Welcome to our new case alert. Each month we will bring you a summary of a case we think may be relevant to you. This month’s case alert will provide guidance to you on issues you may face in the workplace, particularly around social media and cyber-bullying.
Lorna Jane worker loses $570K claim over alleged Facebook bullying
A Lorna Jane employee with a pre-existing personality disorder has failed in her $570,000 bid to hold the retailer liable for a manager’s Facebook spray and alleged bullying she claimed triggered her condition.
The store manager of Lorna Jane’s DFO store in Skygate, Brisbane, claimed her supervisor, the retailer’s learning and development manager, bullied her from July 2012 until her doctor put her on stress leave that December.
The store manager alleged the development manager called her “cheap”, a “generator” and other names on Facebook, made disparaging comments about her weight and was dismissive.
In one Facebook post, the development manager said she called “the people I despise” generators “purely because they fill their days generating more problems for me to deal with” and noted they were “similar to mutants – people who are genuine oxygen thieves”.
In another post, she said it was “difficult to soar with the eagles when your [sic] surrounded by turkeys”.

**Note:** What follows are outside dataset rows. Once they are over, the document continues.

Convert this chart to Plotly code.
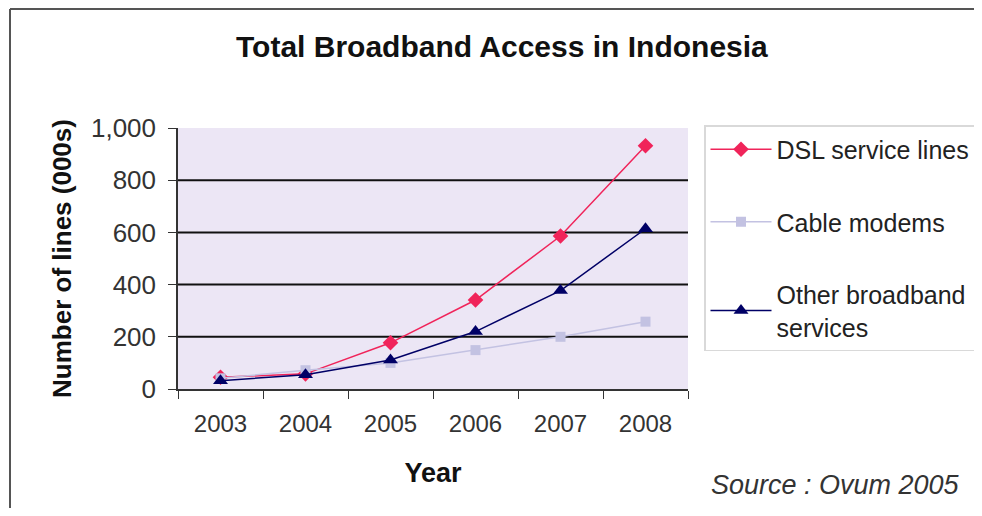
import plotly.graph_objects as go

years = ["2003", "2004", "2005", "2006", "2007", "2008"]
dsl = [45, 58, 177, 341, 586, 932]
cable = [41, 72, 100, 149, 200, 258]
other = [32, 55, 111, 220, 377, 614]
y_ticks = [0, 200, 400, 600, 800, 1000]
grid_vals = [200, 400, 600, 800]

OFF = 8  # page body margin in the browser
W, H = 982 - 2 * OFF, 516 - 2 * OFF  # keep the page free of scrollbars
L, R, T, B = 178 - OFF, 688 - OFF, 128 - OFF, 389 - OFF
FONT = "Liberation Sans, Arial, sans-serif"

def px_x(px):
    return (px - OFF - L) / (R - L)

def px_y(py):
    return (B - (py - OFF)) / (B - T)

fig = go.Figure()
fig.add_trace(go.Scatter(x=years, y=dsl, name="DSL service lines", mode="lines+markers",
                         line=dict(color="#F0245A", width=1.5),
                         marker=dict(symbol="diamond", size=12, color="#F0245A"),
                         legendgroup="a"))
fig.add_trace(go.Scatter(x=years, y=cable, name="Cable modems", mode="lines+markers",
                         line=dict(color="#C3C2E2", width=1.5),
                         marker=dict(symbol="square", size=10, color="#C3C2E2"),
                         legendgroup="b"))
fig.add_trace(go.Scatter(x=years, y=other, name="Other broadband<br>services", mode="lines+markers",
                         line=dict(color="#000066", width=1.5),
                         marker=dict(symbol="triangle-up", size=13, color="#000066"),
                         legendgroup="c"))

shapes = []
for g in grid_vals:
    shapes.append(dict(type="line", xref="paper", yref="y", x0=0, x1=1, y0=g, y1=g,
                       line=dict(color="#111111", width=2), layer="below"))
# image frame (left and top edges)
shapes.append(dict(type="line", xref="paper", yref="paper", x0=px_x(10), x1=px_x(10),
                   y0=px_y(9), y1=px_y(530), line=dict(color="#555555", width=2)))
shapes.append(dict(type="line", xref="paper", yref="paper", x0=px_x(10), x1=px_x(1000),
                   y0=px_y(9), y1=px_y(9), line=dict(color="#555555", width=2)))

fig.update_layout(
    width=W, height=H,
    margin=dict(l=L, r=W - R, t=T, b=H - B, autoexpand=False),
    paper_bgcolor="white",
    plot_bgcolor="#ECE6F5",
    font=dict(family=FONT, size=24, color="#333333"),
    showlegend=True,
    legend=dict(x=px_x(704), y=px_y(125), xanchor="left", yanchor="top",
                bgcolor="white", bordercolor="#D9D9D9", borderwidth=1.5,
                font=dict(size=25, color="#222222"), itemwidth=61,
                tracegroupgap=37, traceorder="grouped"),
    shapes=shapes,
    annotations=[
        dict(text="<b>Total Broadband Access in Indonesia</b>", xref="paper", yref="paper",
             x=px_x(502), y=px_y(46), xanchor="center", yanchor="middle", showarrow=False,
             font=dict(size=30, color="#111111")),
        dict(text="<i>Source : Ovum 2005</i>", xref="paper", yref="paper",
             x=px_x(962), y=px_y(485), xanchor="right", yanchor="middle", showarrow=False,
             font=dict(size=27, color="#333333")),
    ],
)
fig.update_xaxes(type="category", range=[-0.5, 5.5], showgrid=False,
                 showline=True, linecolor="#333333", linewidth=1.5,
                 ticks="outside", tickson="boundaries", ticklen=8, tickcolor="#333333",
                 ticklabelstandoff=12, automargin=False,
                 tickfont=dict(size=24, color="#333333"),
                 title=dict(text="<b>Year</b>", font=dict(size=27, color="#111111"), standoff=28))
fig.update_yaxes(range=[0, 1000], tickvals=y_ticks, tickformat=",", showgrid=False,
                 showline=True, linecolor="#333333", linewidth=1.5, zeroline=False,
                 ticks="outside", ticklen=8, tickcolor="#333333",
                 ticklabelstandoff=7, automargin=False,
                 tickfont=dict(size=26, color="#333333"),
                 title=dict(text="<b>Number of lines (000s)</b>", font=dict(size=26, color="#111111"),
                            standoff=12))

fig.write_html("out.html")
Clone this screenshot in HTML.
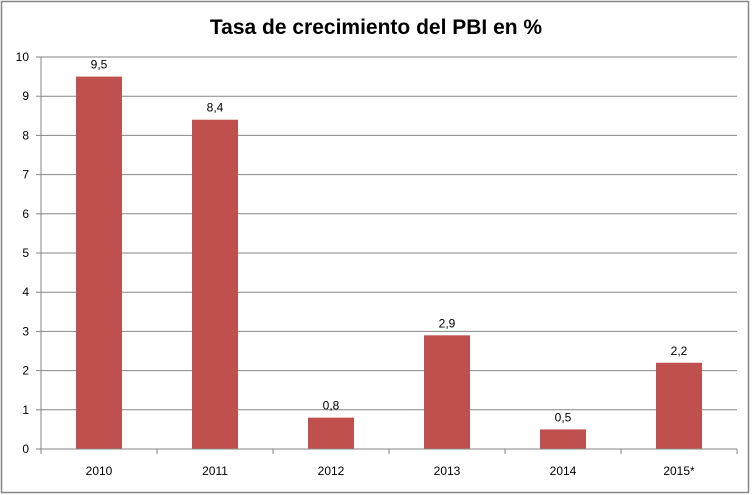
<!DOCTYPE html>
<html><head><meta charset="utf-8"><style>
html,body{margin:0;padding:0;background:#fff}
svg{display:block;font-family:"Liberation Sans",sans-serif}
</style></head><body>
<svg width="753" height="495">
<rect x="1.5" y="1.5" width="747" height="491" fill="#fff" stroke="#868686" stroke-width="1.5"/>
<text x="376" y="34" text-anchor="middle" font-size="21" font-weight="bold" fill="#000">Tasa de crecimiento del PBI en %</text>
<g id="grid"></g><g id="bars"></g><g id="axes"></g>
</svg>
<script>
const categories=["2010","2011","2012","2013","2014","2015*"];
const values=[9.5,8.4,0.8,2.9,0.5,2.2];
const valueLabels=["9,5","8,4","0,8","2,9","0,5","2,2"];
const yTicks=[0,1,2,3,4,5,6,7,8,9,10];
const NS="http://www.w3.org/2000/svg";
const x0=41,x1=737,y0=449,yTop=57,yMax=10;
const band=(x1-x0)/categories.length,bw=46;
const y=v=>y0-(v/yMax)*(y0-yTop);
const xc=i=>x0+band*(i+0.5);
function mk(t,a,p){const e=document.createElementNS(NS,t);for(const k in a)e.setAttribute(k,a[k]);p.appendChild(e);return e;}
const g=document.getElementById('grid'),b=document.getElementById('bars'),ax=document.getElementById('axes');
yTicks.forEach(t=>{
 if(t>0){const l=mk('line',{x1:x0,x2:x1,y1:y(t),y2:y(t),stroke:'#868686','stroke-width':1},g);
 
 }
 const tk=mk('line',{x1:x0-5,x2:x0,y1:y(t),y2:y(t),stroke:'#868686'},ax);
 
 
 const tx=mk('text',{x:x0-12,y:y(t)+4,'text-anchor':'end','font-size':12,fill:'#000'},ax);
 tx.textContent=t;
 
 
});
categories.forEach((c,i)=>{
 const r=mk('rect',{x:xc(i)-bw/2,y:y(values[i]),width:bw,height:y0-y(values[i]),fill:'#c0504d'},b);
 
 
 const vl=mk('text',{x:xc(i),y:y(values[i])-8,'text-anchor':'middle','font-size':12,fill:'#000'},b);
 vl.textContent=valueLabels[i];
 
 
 const xl=mk('text',{x:xc(i),y:475,'text-anchor':'middle','font-size':12,fill:'#000'},ax);
 xl.textContent=c;
 
 
});
for(let i=0;i<=categories.length;i++){
 const t=mk('line',{x1:x0+band*i,x2:x0+band*i,y1:y0,y2:y0+5,stroke:'#868686'},ax);
 
 
}
const ya=mk('line',{x1:x0,x2:x0,y1:yTop,y2:y0,stroke:'#868686'},ax);


const xa=mk('line',{x1:x0,x2:x1,y1:y0,y2:y0,stroke:'#868686'},ax);


</script>
</body></html>
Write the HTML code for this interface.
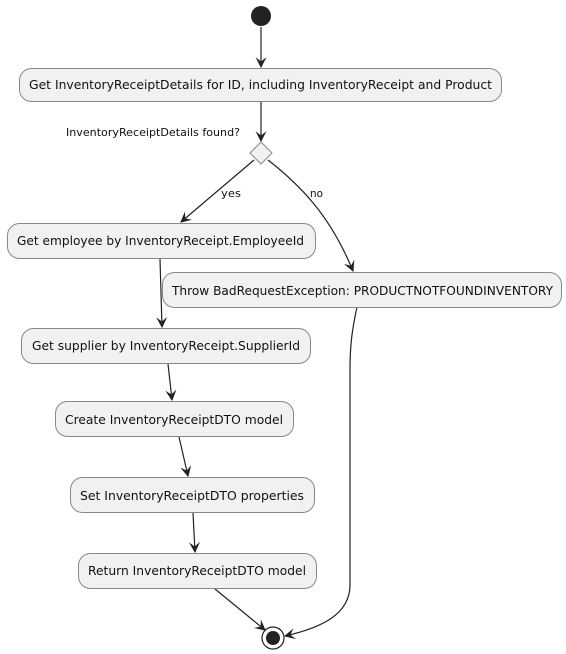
<!DOCTYPE html>
<html><head><style>body{margin:0;background:#fff}svg{display:block}</style></head><body>
<svg width="566" height="654" xmlns="http://www.w3.org/2000/svg" font-family="DejaVu Sans, Liberation Sans, sans-serif" font-size="12">
<defs><marker id="a" viewBox="0 0 10 10" refX="9" refY="5" markerWidth="11" markerHeight="11" orient="auto" markerUnits="userSpaceOnUse"><path d="M0,0 L10,5 L0,10 L4,5 z" fill="#222"/></marker></defs>
<g stroke="#222" stroke-width="1.2" fill="none" marker-end="url(#a)">
<line x1="261" y1="27" x2="261" y2="67"/>
<line x1="261" y1="101" x2="261" y2="141"/>
<line x1="254" y1="160" x2="181" y2="222"/>
<path d="M268,160 C300,185 330,215 353,271"/>
<line x1="160" y1="259" x2="162" y2="327"/>
<path d="M357,307 C352,330 350,345 350,370 L350,585 C350,615 320,628 285,636"/>
<line x1="168" y1="364" x2="172" y2="400"/>
<line x1="179" y1="437" x2="188" y2="476"/>
<line x1="193" y1="513" x2="195" y2="552"/>
<line x1="215" y1="589" x2="265" y2="630"/>
</g>
<circle cx="261" cy="16" r="10" fill="#222"/>
<g fill="#f1f1f1" stroke="#888" stroke-width="1">
<rect x="19.5" y="68.5" width="482" height="33" rx="12"/>
<polygon points="261,142 272,153 261,164 250,153"/>
<rect x="7.5" y="223.5" width="308" height="35" rx="12"/>
<rect x="162.5" y="272.5" width="399" height="35" rx="12"/>
<rect x="21.5" y="328.5" width="289" height="35" rx="12"/>
<rect x="55.5" y="401.5" width="238" height="35" rx="12"/>
<rect x="70.5" y="477.5" width="244" height="35" rx="12"/>
<rect x="78.5" y="553.5" width="238" height="35" rx="12"/>
</g>
<circle cx="273" cy="638" r="11" fill="#fff" stroke="#222" stroke-width="1.2"/>
<circle cx="273" cy="638" r="7" fill="#222"/>
<g fill="#111" lengthAdjust="spacingAndGlyphs">
<text x="29" y="89" textLength="463" lengthAdjust="spacingAndGlyphs">Get InventoryReceiptDetails for ID, including InventoryReceipt and Product</text>
<text x="66" y="136" font-size="11" textLength="174" lengthAdjust="spacingAndGlyphs">InventoryReceiptDetails found?</text>
<text x="221" y="197" font-size="11" textLength="20" lengthAdjust="spacingAndGlyphs">yes</text>
<text x="310" y="197" font-size="11" textLength="13" lengthAdjust="spacingAndGlyphs">no</text>
<text x="17" y="245" textLength="287" lengthAdjust="spacingAndGlyphs">Get employee by InventoryReceipt.EmployeeId</text>
<text x="172" y="295" textLength="381" lengthAdjust="spacingAndGlyphs">Throw BadRequestException: PRODUCTNOTFOUNDINVENTORY</text>
<text x="32" y="350" textLength="268" lengthAdjust="spacingAndGlyphs">Get supplier by InventoryReceipt.SupplierId</text>
<text x="65" y="424" textLength="218" lengthAdjust="spacingAndGlyphs">Create InventoryReceiptDTO model</text>
<text x="80" y="500" textLength="224" lengthAdjust="spacingAndGlyphs">Set InventoryReceiptDTO properties</text>
<text x="88" y="575" textLength="218" lengthAdjust="spacingAndGlyphs">Return InventoryReceiptDTO model</text>
</g>
</svg>
</body></html>
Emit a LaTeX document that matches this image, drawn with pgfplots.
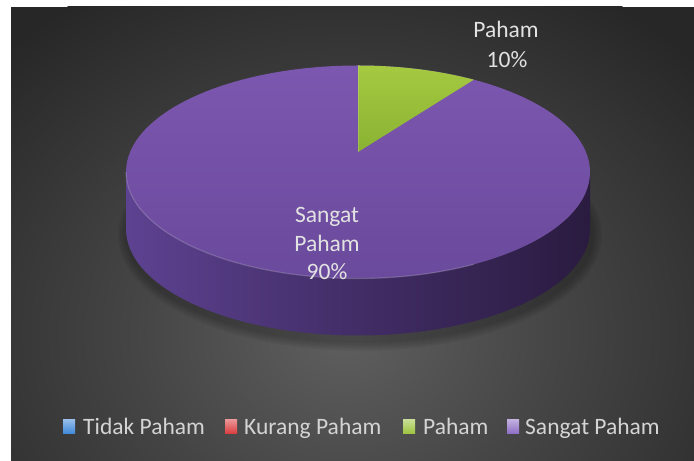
\documentclass[border=0pt]{standalone}
\usepackage{pgfplots}
\pgfplotsset{compat=1.18}
\usepackage{pgfplotstable}
\usetikzlibrary{calc}
\usepackage{fontspec}
\setmainfont{Carlito}
\definecolor{bgA}{HTML}{5F5F5F}
\definecolor{bgB}{HTML}{454545}
\definecolor{bgC}{HTML}{272727}
\definecolor{topA}{HTML}{7C57AF}
\definecolor{topB}{HTML}{6A4A9C}
\definecolor{sideL}{HTML}{5D4291}
\definecolor{sideM}{HTML}{422D66}
\definecolor{sideR}{HTML}{2A1B40}
\definecolor{grA}{HTML}{A5C940}
\definecolor{grB}{HTML}{8AB233}
\definecolor{lblue}{HTML}{3D86D8}
\definecolor{lred}{HTML}{D93A3C}
\definecolor{lgreen}{HTML}{9BC23C}
\definecolor{lpurple}{HTML}{8D6CC4}
\definecolor{txt}{HTML}{E2E2E2}
\definecolor{ltxt}{HTML}{D4D4D4}
\pgfdeclareradialshading{bgshade}{\pgfpoint{0bp}{0bp}}{color(0bp)=(bgA); color(11bp)=(bgB); color(25bp)=(bgC); color(50bp)=(bgC)}

\pgfplotstableread{
cat value
TidakPaham 0
KurangPaham 0
Paham 10
SangatPaham 90
}\piedata

\begin{document}
\begin{tikzpicture}
\pgfplotstablegetelem{0}{value}\of\piedata \pgfmathsetmacro{\va}{\pgfplotsretval}
\pgfplotstablegetelem{1}{value}\of\piedata \pgfmathsetmacro{\vb}{\pgfplotsretval}
\pgfplotstablegetelem{2}{value}\of\piedata \pgfmathsetmacro{\vc}{\pgfplotsretval}
\pgfplotstablegetelem{3}{value}\of\piedata \pgfmathsetmacro{\vd}{\pgfplotsretval}
\pgfmathsetmacro{\tot}{\va+\vb+\vc+\vd}
% slice boundaries (clockwise from 12 o'clock)
\pgfmathsetmacro{\thA}{360*(\va+\vb)/\tot}
\pgfmathsetmacro{\thB}{360*(\va+\vb+\vc)/\tot}
% perspective mapping to rim-ellipse parameter angle
\pgfmathsetmacro{\tA}{atan2((20+103.5*cos(\thA)/(1+0.19*cos(\thA)))/106.5,(228*sin(\thA)/(1+0.19*cos(\thA)))/232)}
\pgfmathsetmacro{\tB}{atan2((20+103.5*cos(\thB)/(1+0.19*cos(\thB)))/106.5,(228*sin(\thB)/(1+0.19*cos(\thB)))/232)}
\pgfmathsetmacro{\pAx}{358+232*cos(\tA)}
\pgfmathsetmacro{\pAy}{289+106.5*sin(\tA)}
\begin{axis}[
  width=694bp, height=461bp, scale only axis,
  xmin=0, xmax=694, ymin=0, ymax=461,
  hide axis, clip=true,
]
% page and background
\fill[white] (axis cs:0,0) rectangle (axis cs:694,461);
\begin{scope}
\clip (axis cs:11,0) rectangle (axis cs:694,454);
\fill[bgC] (axis cs:11,0) rectangle (axis cs:694,454);
\shade[shading=bgshade] (axis cs:345,128) ellipse [x radius=480bp, y radius=400bp];
\end{scope}
% soft shadow
\fill[black, opacity=0.05] (axis cs:360,226) ellipse [x radius=234bp, y radius=108bp];
\fill[black, opacity=0.05] (axis cs:360,226) ellipse [x radius=236bp, y radius=110bp];
\fill[black, opacity=0.05] (axis cs:360,226) ellipse [x radius=238bp, y radius=112bp];
\fill[black, opacity=0.05] (axis cs:360,226) ellipse [x radius=240bp, y radius=114bp];
\fill[black, opacity=0.05] (axis cs:360,226) ellipse [x radius=242bp, y radius=116bp];
% side of the pie (front half)
\shade[left color=sideL, right color=sideR, middle color=sideM]
  (axis cs:126,289) arc[start angle=180, end angle=360, x radius=232bp, y radius=106.5bp]
  -- (axis cs:590,232) arc[start angle=0, end angle=-180, x radius=232bp, y radius=106.5bp] -- cycle;
% top face
\shade[top color=topA, bottom color=topB] (axis cs:358,289) ellipse [x radius=232bp, y radius=106.5bp];
% rim highlight
\draw[line width=1.2bp, color=white, opacity=0.18]
  (axis cs:126,289) arc[start angle=180, end angle=300, x radius=232bp, y radius=106.5bp];
% Paham slice
\shade[top color=grA, bottom color=grB]
  (axis cs:358,309) -- (axis cs:\pAx,\pAy)
  arc[start angle=\tA, end angle=\tB, x radius=232bp, y radius=106.5bp] -- cycle;
\draw[line width=1bp, color=white, opacity=0.15] (axis cs:358,309) -- (axis cs:\pAx,\pAy);
% data labels
\node[anchor=base, text=txt, font=\fontsize{23.5bp}{28bp}\selectfont, inner sep=0pt] at (axis cs:506,423) {Paham};
\node[anchor=base, text=txt, font=\fontsize{23.5bp}{28bp}\selectfont, inner sep=0pt] at (axis cs:507,393) {10\%};
\node[anchor=base, text=txt, font=\fontsize{23.5bp}{28bp}\selectfont, inner sep=0pt] at (axis cs:327,238) {Sangat};
\node[anchor=base, text=txt, font=\fontsize{23.5bp}{28bp}\selectfont, inner sep=0pt] at (axis cs:327,209) {Paham};
\node[anchor=base, text=txt, font=\fontsize{23.5bp}{28bp}\selectfont, inner sep=0pt] at (axis cs:327,181) {90\%};
% legend
\shade[top color=lblue!55!white, bottom color=lblue] (axis cs:63,27) rectangle (axis cs:75,41);
\shade[top color=lred!55!white, bottom color=lred] (axis cs:225,27) rectangle (axis cs:237,41);
\shade[top color=lgreen!55!white, bottom color=lgreen] (axis cs:403,27) rectangle (axis cs:415,41);
\shade[top color=lpurple!55!white, bottom color=lpurple] (axis cs:507,27) rectangle (axis cs:519,41);
\node[anchor=base west, text=ltxt, font=\fontsize{23.5bp}{28bp}\selectfont, inner sep=0pt] at (axis cs:83,27) {Tidak Paham};
\node[anchor=base west, text=ltxt, font=\fontsize{23.5bp}{28bp}\selectfont, inner sep=0pt] at (axis cs:244,27) {Kurang Paham};
\node[anchor=base west, text=ltxt, font=\fontsize{23.5bp}{28bp}\selectfont, inner sep=0pt] at (axis cs:423,27) {Paham};
\node[anchor=base west, text=ltxt, font=\fontsize{23.5bp}{28bp}\selectfont, inner sep=0pt] at (axis cs:525,27) {Sangat Paham};
\end{axis}
\end{tikzpicture}
\end{document}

The store manager claimed Lorna Jane Pty Ltd was liable for her psychiatric injury because it was vicariously liable for the store manager’s behaviour.
It was also directly liable for the alleged actions, she claimed, because it was “on notice” after an email in which a resigning worker said the development manager gave the store manager a “hard time”.
Seeking $570,000 as damages for negligence, she also claimed lifting heavy boxes caused her incapacitating external haemorrhoids.
However, Queensland District Court Judge Greg Koppenol dismissed her application, finding she was “a most unreliable witness” and the evidence did not support her bullying claims or the alleged consequences.
He said when the store manager alerted a Lorna Jane senior officer to the posts, the retailer immediately made the development manager remove them, removed the store from her control and changed the reporting structure.
Judge Koppenol also rejected her submission that Lorna Jane was vicariously liable because it had an anti-bullying policy acknowledging the significance of bullying via social media.
Finding the development manager had not targeted her, he said there was also no evidence the “personal posts on her personal Facebook page” were made with Lorna Jane’s permission, were known by Lorna Jane to have been made at all or were made in the course of, or incidental to, her employment.
No proven causation
In dismissing her application on the basis she failed to establish direct or vicarious liability, Judge Koppenol said had she succeeded, she would also have needed to establish causation on the basis that the psychiatric injury risk was foreseeable and not insignificant; and if Lorna Jane had warned and appropriately counselled her, this “probably would have protected her from psychiatric injury”.
He said there was no reason for Lorna Jane to suspect the store manager was at risk of psychiatric injury, noting an employer was “not expected to be a mind reader” and that the woman “portrayed herself as confident and experienced” to get the job.
Psychiatrists’ evidence also found that due to her mixed personality disorder, removing workplace stresses would not necessarily have protected her because she “could have developed her psychiatric condition at any time and … independently of the things that allegedly happened at work”.